» **PROBLEM DETAILS**: Begin with the line that contains "Write the matplotlib code for this chart.", end with the line that contains "plt.rcParams['font.family'] = ['Lato', 'DejaVu", and extract exactly that stretch of lines.

Charts and diagrams as code:
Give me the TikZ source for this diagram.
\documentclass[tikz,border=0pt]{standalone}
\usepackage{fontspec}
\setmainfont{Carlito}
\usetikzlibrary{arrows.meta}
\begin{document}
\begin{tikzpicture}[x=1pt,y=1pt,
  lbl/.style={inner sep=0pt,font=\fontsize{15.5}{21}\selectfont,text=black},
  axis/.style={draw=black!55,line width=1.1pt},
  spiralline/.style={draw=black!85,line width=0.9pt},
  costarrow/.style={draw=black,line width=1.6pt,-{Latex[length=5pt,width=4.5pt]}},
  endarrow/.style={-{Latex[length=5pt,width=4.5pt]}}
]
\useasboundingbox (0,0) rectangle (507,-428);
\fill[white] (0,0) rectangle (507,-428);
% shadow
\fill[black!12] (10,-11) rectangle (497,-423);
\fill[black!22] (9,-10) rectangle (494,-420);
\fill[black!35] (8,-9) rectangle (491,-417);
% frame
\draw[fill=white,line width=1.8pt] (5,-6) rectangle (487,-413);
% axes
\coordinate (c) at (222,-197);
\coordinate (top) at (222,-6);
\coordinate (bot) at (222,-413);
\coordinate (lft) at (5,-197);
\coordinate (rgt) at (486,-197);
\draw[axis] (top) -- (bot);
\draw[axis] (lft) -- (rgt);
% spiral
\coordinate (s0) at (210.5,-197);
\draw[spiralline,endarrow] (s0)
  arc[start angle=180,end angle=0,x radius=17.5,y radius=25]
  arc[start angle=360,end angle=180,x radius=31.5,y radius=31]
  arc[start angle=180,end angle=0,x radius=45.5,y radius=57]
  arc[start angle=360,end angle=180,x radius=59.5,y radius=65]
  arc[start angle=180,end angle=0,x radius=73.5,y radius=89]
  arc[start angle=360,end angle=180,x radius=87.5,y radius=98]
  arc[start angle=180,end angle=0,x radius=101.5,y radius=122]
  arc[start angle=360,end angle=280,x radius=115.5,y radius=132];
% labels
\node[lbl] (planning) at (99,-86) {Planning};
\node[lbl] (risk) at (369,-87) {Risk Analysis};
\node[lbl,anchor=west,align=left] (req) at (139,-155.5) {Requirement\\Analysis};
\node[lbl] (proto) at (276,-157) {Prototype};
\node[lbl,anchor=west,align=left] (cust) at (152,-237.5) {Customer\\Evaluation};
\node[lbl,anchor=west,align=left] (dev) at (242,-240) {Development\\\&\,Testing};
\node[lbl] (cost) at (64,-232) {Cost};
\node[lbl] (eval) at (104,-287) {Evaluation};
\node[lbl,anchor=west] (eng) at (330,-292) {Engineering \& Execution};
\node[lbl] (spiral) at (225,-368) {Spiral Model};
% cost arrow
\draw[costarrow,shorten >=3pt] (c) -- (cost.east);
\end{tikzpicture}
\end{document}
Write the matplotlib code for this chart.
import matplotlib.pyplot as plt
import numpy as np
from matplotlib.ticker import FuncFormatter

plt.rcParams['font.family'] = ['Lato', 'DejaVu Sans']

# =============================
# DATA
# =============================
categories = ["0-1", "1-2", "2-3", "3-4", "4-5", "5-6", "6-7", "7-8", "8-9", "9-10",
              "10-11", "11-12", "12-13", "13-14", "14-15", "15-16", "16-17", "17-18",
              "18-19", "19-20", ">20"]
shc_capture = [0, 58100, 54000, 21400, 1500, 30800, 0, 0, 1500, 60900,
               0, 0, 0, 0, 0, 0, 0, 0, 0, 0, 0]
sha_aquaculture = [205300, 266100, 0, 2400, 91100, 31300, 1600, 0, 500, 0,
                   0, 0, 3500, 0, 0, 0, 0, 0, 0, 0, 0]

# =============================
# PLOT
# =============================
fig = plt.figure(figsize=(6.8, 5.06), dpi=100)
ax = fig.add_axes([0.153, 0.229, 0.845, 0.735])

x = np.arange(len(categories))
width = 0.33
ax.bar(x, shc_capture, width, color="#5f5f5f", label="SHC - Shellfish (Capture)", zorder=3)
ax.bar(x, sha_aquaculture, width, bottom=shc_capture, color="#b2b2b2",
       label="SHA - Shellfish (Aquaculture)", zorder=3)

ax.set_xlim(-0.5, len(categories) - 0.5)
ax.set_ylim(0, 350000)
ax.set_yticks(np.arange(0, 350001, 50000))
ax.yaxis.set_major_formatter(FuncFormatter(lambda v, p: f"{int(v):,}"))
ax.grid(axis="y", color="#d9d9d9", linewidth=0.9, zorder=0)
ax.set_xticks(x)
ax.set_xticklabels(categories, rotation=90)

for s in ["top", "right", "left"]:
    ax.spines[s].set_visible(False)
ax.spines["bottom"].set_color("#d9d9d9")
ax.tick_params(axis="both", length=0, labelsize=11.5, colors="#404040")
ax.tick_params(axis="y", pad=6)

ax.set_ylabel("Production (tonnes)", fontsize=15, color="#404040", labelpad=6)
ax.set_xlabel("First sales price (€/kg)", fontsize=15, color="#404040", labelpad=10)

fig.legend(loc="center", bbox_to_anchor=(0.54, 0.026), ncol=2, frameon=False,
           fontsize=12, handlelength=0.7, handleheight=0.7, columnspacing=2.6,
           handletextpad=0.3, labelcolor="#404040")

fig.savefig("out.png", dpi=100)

» **THE ANSWER**:
Write the matplotlib code for this chart.
import matplotlib.pyplot as plt
import numpy as np
from matplotlib.ticker import FuncFormatter

plt.rcParams['font.family'] = ['Lato', 'DejaVu Sans']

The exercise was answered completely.